### Information supplied

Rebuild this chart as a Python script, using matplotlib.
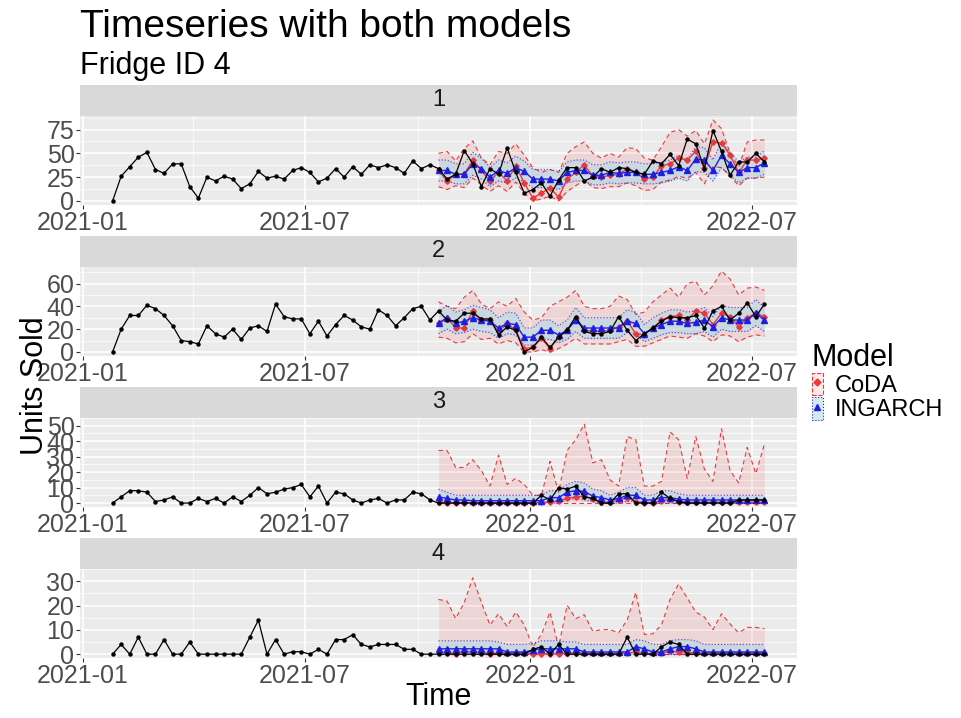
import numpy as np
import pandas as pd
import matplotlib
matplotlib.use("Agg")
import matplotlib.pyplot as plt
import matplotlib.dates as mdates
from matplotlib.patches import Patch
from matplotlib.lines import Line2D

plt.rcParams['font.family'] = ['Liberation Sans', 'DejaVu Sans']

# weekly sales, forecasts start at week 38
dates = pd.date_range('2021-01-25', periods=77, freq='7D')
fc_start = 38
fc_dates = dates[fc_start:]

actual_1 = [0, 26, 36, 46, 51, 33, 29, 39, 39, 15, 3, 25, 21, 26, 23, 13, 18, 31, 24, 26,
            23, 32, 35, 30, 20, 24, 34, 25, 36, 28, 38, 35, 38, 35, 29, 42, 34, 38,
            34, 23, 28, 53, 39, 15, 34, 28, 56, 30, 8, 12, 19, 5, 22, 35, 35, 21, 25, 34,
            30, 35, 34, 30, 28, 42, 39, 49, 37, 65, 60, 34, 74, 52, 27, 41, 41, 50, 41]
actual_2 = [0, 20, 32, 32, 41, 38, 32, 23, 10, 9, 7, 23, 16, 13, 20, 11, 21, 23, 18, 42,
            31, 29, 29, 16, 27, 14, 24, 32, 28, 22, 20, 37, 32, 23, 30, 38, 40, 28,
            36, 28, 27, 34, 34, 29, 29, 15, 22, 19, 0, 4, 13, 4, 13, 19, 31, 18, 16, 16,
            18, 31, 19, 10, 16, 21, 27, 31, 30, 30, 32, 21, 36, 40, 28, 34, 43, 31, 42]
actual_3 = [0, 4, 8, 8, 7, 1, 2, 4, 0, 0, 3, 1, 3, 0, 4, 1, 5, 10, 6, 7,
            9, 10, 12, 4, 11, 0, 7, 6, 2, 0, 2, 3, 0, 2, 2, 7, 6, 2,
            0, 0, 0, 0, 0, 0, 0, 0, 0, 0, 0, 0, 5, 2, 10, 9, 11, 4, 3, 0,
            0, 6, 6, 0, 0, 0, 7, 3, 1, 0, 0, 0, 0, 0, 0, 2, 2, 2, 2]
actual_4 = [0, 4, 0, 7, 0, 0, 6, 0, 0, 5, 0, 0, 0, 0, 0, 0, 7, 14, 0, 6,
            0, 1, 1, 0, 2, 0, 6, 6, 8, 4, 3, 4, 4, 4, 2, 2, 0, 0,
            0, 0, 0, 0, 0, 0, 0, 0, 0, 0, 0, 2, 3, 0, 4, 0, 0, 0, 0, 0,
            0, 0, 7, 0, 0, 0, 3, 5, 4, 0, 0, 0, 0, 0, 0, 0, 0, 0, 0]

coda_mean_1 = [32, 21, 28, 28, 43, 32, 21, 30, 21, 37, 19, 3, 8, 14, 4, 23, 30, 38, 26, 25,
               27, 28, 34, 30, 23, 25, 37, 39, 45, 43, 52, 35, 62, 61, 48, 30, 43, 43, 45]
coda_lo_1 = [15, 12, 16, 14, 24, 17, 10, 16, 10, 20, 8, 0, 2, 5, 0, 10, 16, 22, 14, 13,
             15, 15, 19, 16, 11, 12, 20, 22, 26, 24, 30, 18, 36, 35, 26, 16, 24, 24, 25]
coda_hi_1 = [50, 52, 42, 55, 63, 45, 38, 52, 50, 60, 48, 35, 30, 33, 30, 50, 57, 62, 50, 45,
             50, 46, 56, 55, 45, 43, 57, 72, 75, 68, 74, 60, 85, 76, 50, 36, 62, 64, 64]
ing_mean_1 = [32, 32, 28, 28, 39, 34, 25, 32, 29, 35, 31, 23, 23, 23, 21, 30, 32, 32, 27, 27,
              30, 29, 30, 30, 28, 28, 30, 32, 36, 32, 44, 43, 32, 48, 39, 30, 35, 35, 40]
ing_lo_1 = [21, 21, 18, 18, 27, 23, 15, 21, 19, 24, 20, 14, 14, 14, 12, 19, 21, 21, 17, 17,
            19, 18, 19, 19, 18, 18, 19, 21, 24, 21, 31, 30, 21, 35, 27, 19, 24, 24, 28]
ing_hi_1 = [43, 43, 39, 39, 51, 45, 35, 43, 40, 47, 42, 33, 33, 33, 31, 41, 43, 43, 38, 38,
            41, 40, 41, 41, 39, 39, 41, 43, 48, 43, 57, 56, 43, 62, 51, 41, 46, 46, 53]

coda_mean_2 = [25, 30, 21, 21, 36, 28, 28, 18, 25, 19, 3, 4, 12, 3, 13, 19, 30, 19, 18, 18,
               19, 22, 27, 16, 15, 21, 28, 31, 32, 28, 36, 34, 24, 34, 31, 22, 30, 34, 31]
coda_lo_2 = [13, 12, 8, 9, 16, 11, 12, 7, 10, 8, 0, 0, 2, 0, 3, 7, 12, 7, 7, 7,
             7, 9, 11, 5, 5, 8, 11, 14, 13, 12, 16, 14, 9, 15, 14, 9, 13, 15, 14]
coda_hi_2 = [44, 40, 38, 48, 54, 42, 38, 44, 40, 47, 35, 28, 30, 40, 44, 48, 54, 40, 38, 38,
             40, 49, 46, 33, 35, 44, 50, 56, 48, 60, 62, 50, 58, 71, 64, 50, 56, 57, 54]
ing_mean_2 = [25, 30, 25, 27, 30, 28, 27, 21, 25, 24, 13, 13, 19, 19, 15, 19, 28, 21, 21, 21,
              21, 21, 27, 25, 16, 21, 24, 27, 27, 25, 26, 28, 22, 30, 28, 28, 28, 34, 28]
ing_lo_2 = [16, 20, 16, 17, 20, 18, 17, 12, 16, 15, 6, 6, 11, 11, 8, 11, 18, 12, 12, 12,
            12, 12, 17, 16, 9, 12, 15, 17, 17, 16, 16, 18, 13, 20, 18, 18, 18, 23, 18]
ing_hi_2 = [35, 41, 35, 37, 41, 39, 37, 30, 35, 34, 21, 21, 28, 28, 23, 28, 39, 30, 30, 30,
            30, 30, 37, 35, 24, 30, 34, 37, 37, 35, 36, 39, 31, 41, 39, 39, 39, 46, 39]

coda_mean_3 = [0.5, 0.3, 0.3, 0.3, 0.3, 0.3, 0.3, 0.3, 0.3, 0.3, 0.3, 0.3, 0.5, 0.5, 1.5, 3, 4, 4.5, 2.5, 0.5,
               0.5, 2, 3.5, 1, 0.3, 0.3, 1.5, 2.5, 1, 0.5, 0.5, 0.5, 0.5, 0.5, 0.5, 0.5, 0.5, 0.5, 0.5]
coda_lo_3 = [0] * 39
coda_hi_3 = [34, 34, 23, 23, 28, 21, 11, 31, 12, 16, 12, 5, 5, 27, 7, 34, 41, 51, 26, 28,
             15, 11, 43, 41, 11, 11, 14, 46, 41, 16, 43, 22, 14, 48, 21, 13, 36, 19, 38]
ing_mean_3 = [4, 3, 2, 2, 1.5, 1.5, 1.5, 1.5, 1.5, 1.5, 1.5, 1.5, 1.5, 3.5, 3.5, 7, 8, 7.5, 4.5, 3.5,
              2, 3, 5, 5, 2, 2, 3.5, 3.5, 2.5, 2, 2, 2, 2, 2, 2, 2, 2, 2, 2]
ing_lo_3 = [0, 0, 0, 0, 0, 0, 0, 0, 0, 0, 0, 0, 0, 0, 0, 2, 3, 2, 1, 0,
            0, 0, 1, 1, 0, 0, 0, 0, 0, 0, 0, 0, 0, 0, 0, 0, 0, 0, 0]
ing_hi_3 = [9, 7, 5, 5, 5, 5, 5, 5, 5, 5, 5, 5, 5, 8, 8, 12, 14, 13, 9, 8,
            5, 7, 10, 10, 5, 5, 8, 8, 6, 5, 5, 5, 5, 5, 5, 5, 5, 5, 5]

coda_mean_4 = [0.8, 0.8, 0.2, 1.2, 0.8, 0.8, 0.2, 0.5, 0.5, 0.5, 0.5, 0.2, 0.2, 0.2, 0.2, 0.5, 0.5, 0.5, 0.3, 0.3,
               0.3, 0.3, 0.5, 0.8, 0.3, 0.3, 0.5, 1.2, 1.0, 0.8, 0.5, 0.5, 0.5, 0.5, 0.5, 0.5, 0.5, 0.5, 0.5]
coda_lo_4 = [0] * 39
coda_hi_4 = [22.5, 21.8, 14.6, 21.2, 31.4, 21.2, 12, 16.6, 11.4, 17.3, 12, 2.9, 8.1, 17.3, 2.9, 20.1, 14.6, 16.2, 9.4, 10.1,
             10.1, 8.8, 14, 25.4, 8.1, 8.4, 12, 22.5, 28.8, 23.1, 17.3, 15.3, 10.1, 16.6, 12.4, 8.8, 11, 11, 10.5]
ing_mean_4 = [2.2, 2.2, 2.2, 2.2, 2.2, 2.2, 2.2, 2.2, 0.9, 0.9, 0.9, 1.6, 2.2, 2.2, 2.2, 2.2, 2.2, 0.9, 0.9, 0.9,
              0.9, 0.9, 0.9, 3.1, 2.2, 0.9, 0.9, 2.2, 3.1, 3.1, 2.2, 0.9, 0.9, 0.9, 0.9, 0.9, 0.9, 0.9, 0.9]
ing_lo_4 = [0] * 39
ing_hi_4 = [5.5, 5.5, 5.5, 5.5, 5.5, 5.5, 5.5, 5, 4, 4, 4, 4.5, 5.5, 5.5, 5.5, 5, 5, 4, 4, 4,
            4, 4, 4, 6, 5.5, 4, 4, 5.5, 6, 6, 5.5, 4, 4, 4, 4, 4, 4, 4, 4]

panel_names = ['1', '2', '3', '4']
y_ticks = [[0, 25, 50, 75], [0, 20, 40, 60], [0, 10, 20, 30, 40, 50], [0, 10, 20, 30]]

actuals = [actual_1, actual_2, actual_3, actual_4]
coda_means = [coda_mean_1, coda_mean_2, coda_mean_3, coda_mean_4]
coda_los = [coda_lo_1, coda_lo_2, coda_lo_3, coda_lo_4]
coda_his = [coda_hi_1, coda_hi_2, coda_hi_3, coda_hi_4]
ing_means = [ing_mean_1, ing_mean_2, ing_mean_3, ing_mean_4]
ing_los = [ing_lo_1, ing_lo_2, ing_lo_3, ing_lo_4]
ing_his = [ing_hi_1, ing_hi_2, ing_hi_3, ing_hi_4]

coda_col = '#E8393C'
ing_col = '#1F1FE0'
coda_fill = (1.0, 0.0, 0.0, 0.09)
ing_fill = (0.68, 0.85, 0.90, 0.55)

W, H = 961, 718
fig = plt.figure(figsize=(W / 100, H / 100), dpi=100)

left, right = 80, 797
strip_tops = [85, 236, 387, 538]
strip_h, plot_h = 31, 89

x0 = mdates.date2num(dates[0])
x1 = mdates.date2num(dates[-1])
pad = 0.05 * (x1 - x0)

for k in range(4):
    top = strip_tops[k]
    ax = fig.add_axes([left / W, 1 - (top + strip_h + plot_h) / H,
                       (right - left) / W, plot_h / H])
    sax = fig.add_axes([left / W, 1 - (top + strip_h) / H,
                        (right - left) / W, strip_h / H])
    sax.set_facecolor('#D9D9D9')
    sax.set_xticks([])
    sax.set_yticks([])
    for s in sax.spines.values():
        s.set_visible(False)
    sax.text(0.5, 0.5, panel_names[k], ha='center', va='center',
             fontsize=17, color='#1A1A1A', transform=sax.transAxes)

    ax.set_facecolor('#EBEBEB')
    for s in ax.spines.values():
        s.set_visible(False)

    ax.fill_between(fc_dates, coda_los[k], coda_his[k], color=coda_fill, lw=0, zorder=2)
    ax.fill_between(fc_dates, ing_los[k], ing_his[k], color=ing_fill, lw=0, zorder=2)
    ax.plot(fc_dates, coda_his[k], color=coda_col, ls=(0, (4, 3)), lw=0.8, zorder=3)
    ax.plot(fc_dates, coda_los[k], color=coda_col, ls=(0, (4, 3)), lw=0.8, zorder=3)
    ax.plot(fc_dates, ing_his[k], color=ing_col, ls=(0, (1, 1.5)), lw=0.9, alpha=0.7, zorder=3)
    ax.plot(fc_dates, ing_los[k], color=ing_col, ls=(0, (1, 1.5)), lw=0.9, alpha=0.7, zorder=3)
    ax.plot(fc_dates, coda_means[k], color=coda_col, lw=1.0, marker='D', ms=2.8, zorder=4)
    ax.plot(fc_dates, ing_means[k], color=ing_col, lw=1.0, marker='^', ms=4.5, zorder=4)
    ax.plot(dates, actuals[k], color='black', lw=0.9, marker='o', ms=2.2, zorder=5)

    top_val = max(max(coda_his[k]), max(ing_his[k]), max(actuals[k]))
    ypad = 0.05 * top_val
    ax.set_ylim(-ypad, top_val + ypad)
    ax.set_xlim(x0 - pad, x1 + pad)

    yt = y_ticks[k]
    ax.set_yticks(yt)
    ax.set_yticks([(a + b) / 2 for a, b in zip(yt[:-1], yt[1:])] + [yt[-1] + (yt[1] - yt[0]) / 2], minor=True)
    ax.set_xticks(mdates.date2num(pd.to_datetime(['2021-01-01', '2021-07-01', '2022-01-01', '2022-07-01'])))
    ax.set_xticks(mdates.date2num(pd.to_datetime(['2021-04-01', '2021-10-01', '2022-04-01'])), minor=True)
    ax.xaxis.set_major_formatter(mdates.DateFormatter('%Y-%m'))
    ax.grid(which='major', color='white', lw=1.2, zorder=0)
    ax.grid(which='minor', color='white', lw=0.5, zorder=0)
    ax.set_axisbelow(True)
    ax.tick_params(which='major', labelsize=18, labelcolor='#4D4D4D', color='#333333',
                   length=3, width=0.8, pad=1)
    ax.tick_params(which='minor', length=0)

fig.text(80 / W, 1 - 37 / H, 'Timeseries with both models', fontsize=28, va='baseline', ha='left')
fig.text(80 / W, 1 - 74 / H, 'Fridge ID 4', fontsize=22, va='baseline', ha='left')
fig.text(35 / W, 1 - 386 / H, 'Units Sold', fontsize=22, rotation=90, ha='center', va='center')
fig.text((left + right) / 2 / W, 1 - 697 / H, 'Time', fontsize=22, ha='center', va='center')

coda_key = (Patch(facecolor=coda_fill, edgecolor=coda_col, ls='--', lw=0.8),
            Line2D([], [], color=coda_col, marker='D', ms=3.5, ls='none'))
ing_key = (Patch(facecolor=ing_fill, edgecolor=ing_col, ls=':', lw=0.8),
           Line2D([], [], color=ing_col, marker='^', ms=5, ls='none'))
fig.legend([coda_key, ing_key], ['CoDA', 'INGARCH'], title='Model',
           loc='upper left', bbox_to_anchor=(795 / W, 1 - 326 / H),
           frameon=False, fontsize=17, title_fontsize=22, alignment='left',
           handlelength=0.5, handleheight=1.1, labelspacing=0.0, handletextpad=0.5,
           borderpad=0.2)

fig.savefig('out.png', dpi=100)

######

» Directions for this task:
Starting at the top of the listing above, reproduce each line up to and including the one with "plt.rcParams['font.family'] = ['Liberation"; omit the pictures.

» Result below:
Rebuild this chart as a Python script, using matplotlib.
import numpy as np
import pandas as pd
import matplotlib
matplotlib.use("Agg")
import matplotlib.pyplot as plt
import matplotlib.dates as mdates
from matplotlib.patches import Patch
from matplotlib.lines import Line2D

plt.rcParams['font.family'] = ['Liberation Sans', 'DejaVu Sans']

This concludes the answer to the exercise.